California faces olive oil shortages

Global Business

California’s vast landscape means it’s an ideal place for farming. From avocados to lemons to grapes for wine, the beautiful weather lends itself perfectly to agriculture.

But that weather’s also causing problems for the olive oil industry.

CGTN’s Phil Lavelle reports.

An unusual, short heatwave earlier this year during the winter months sent trees into budding mode and confused them to the extent that this year’s harvest is now expected to be down, with estimates of a drop between 25 percent and 35 percent of normal yields. 

“A good amount would be ten tons and this year we’ll probably be down much less than that,” olive grower Jerry Shaffer said. He and his wife Carolyn run a small olive farm and bottling plant called Fandango in Paso Robles in Central California.

“This year, we’re down maybe a third from last year,” he added.

Olive trees are alternate bearing. It means that a good harvest one year tends to be followed by a not-so-good harvest the following year. The problem farmers have is that last year’s harvest yielded a bumper crop. So, they were always expecting this year to be a little poorer. The bad weather has only exacerbated the situation. 

“We had a cold spell, then a heat spell. Much warmer than normal winter weather. The trees thought it was springtime, so they started to bud out and some were even flowering. And then right behind it, the cold weather came back in, typical weather in winter. And then everything that was on the trees fell off and so we have areas in this orchard that are spotty and don’t have any olives,” Jerry said.

California has more than 400 olive growers and they produce some 75 different olive varieties, according to the California Olive Oil Council. Around four million gallons of oil were produced in the state in 2017, up from 3.5 million the year before.

Jerry’s farm is relatively small, which means he’s in a less precarious position than others. “Most of the small growers are not 100 percent dependent on the income like the large growers, that’s their main business,” he said.
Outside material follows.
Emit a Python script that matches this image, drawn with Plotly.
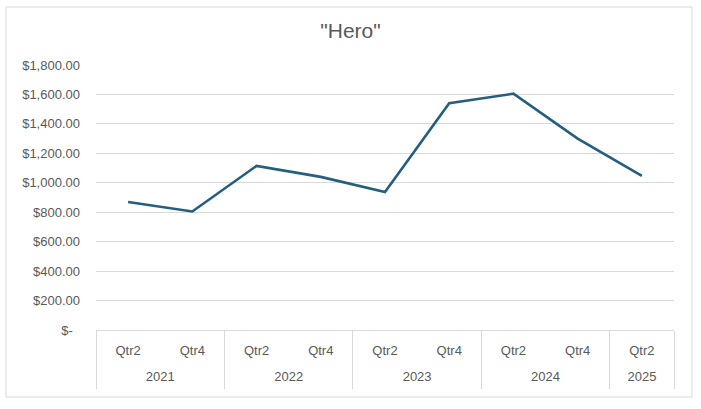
import plotly.graph_objects as go

years = ["2021", "2021", "2022", "2022", "2023", "2023", "2024", "2024", "2025"]
quarters = ["Qtr2", "Qtr4", "Qtr2", "Qtr4", "Qtr2", "Qtr4", "Qtr2", "Qtr4", "Qtr2"]
values = [870, 805, 1115, 1040, 937, 1540, 1605, 1300, 1047]

y_ticks = [0, 200, 400, 600, 800, 1000, 1200, 1400, 1600, 1800]
y_labels = ["$-\u00a0\u00a0", "$200.00", "$400.00", "$600.00", "$800.00", "$1,000.00",
            "$1,200.00", "$1,400.00", "$1,600.00", "$1,800.00"]

# category keys (unique) built from the year / quarter lists
cats = [f"{y} {q}" for y, q in zip(years, quarters)]
n = len(cats)

# year groups: centres and boundaries in category-index units
groups = []
for i, y in enumerate(years):
    if not groups or groups[-1][0] != y:
        groups.append([y, i, i])
    else:
        groups[-1][2] = i
year_labels = [g[0] for g in groups]
year_centres = [(g[1] + g[2]) / 2 for g in groups]
boundaries = [g[1] - 0.5 for g in groups] + [n - 0.5]

fig = go.Figure()
fig.add_trace(go.Scatter(
    x=cats, y=values, mode="lines",
    line=dict(color="#255E7E", width=2.6),
))
# invisible helper trace so the year axis is drawn
fig.add_trace(go.Scatter(
    x=year_centres, y=[0] * len(year_centres), xaxis="x2", yaxis="y",
    mode="markers", marker=dict(opacity=0), hoverinfo="skip", showlegend=False,
))

L, R, T, B = 96, 27, 65, 79
W, H = 701, 409
pw, ph = W - L - R, H - T - B
grid = "#d9d9d9"
txt = "#595959"
fs = 13

fig.update_layout(
    width=W, height=H,
    margin=dict(l=L, r=R, t=T, b=B, autoexpand=False),
    paper_bgcolor="white", plot_bgcolor="white",
    showlegend=False,
    font=dict(family="Liberation Sans, Arial, sans-serif", color=txt, size=fs),
    title=dict(text='"Hero"', x=0.5, xanchor="center", y=1 - 31 / H, yanchor="middle",
               font=dict(size=21, color=txt)),
    xaxis=dict(
        type="category", range=[-0.5, n - 0.5], automargin=False,
        tickmode="array", tickvals=cats, ticktext=quarters,
        showline=True, linecolor=grid, linewidth=1,
        showgrid=False, ticks="", ticklabelstandoff=8,
        tickfont=dict(size=fs, color=txt),
    ),
    xaxis2=dict(
        overlaying="x", anchor="y", side="bottom", type="linear",
        range=[-0.5, n - 0.5], automargin=False, showgrid=False, zeroline=False,
        tickmode="array", tickvals=year_centres, ticktext=year_labels,
        ticks="", ticklabelstandoff=37, showline=False,
        tickfont=dict(size=fs, color=txt),
        minor=dict(tickmode="array", tickvals=boundaries, ticks="outside",
                   ticklen=58, tickcolor=grid, tickwidth=1, showgrid=False),
    ),
    yaxis=dict(
        range=[0, 1800], tickvals=y_ticks, ticktext=y_labels, automargin=False,
        showgrid=True, gridcolor=grid, gridwidth=1, zeroline=False,
        showline=False, ticks="", ticklabelstandoff=15,
        tickfont=dict(size=fs, color=txt),
    ),
    shapes=[dict(
        type="rect", xref="paper", yref="paper",
        x0=(6 - L) / pw, x1=(692 - L) / pw,
        y0=-(397 - (H - B)) / ph, y1=1 + (T - 7) / ph,
        line=dict(color=grid, width=1), fillcolor="rgba(0,0,0,0)", layer="below",
    )],
)

fig.write_html("out.html", config={"displayModeBar": False},
               post_script="document.body.style.margin='0';")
The small growers were also able to make adjustments, added Carolyn, who looks after the company’s marketing and distribution:

“We knew early on because of the weather that we had the first quarter that we had to do some farming things to mitigate that so we started our deficit watering, which is where you withhold the water, from the trees because you want to plump up the olives and you want to get more oil that way. So we were able to do that. The weather patterns, while it was a surprise when they happened, it wasn’t a surprise that we couldn’t mitigate. What we will do, we won’t take on as many bulk sales as we did this past year because we had some very loyal customers and they expect to get our olive oil all year round and we wanna keep them happy, so we’ll do that.”